Sample Complexity Analysis for Learning Overcomplete Latent Variable Models through Tensor Methods

3 Aug 2014  ·  Animashree Anandkumar, Rong Ge, Majid Janzamin ·

We provide guarantees for learning latent variable models emphasizing on the overcomplete regime, where the dimensionality of the latent space can exceed the observed dimensionality. In particular, we consider multiview mixtures, spherical Gaussian mixtures, ICA, and sparse coding models. We provide tight concentration bounds for empirical moments through novel covering arguments. We analyze parameter recovery through a simple tensor power update algorithm.

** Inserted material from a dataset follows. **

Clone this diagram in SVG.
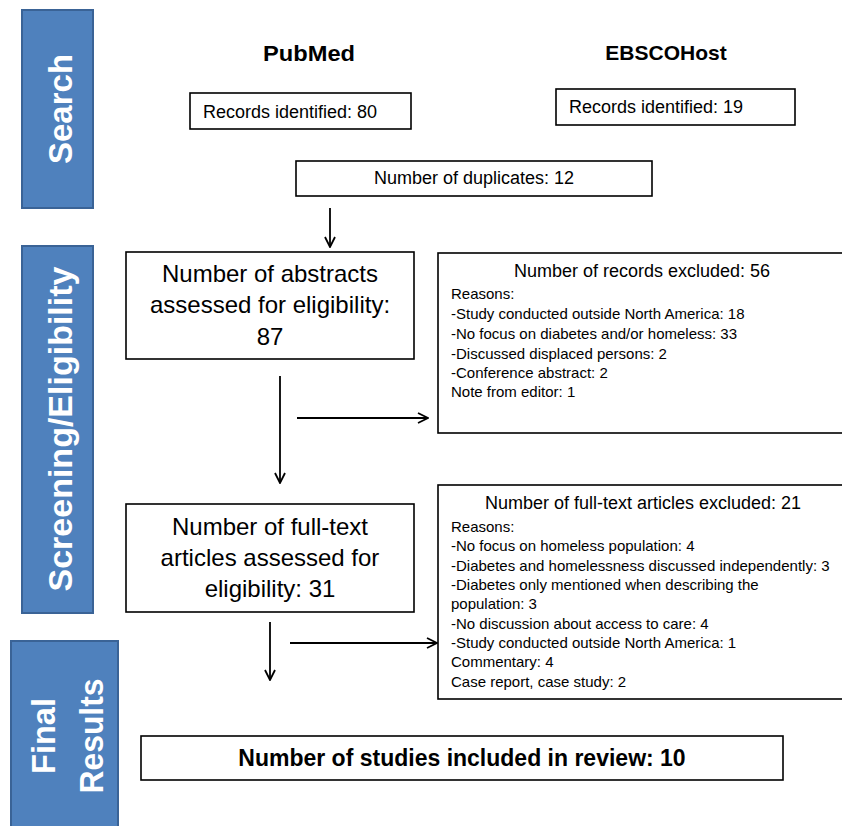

In the semi-supervised setting, we exploit the label or prior information to get a rough estimate of the model parameters, and then refine it using the tensor method on unlabeled samples. We establish that learning is possible when the number of components scales as $k=o(d^{p/2})$, where $d$ is the observed dimension, and $p$ is the order of the observed moment employed in the tensor method. Our concentration bound analysis also leads to minimax sample complexity for semi-supervised learning of spherical Gaussian mixtures. In the unsupervised setting, we use a simple initialization algorithm based on SVD of the tensor slices, and provide guarantees under the stricter condition that $k\le \beta d$ (where constant $\beta$ can be larger than $1$), where the tensor method recovers the components under a polynomial running time (and exponential in $\beta$). Our analysis establishes that a wide range of overcomplete latent variable models can be learned efficiently with low computational and sample complexity through tensor decomposition methods.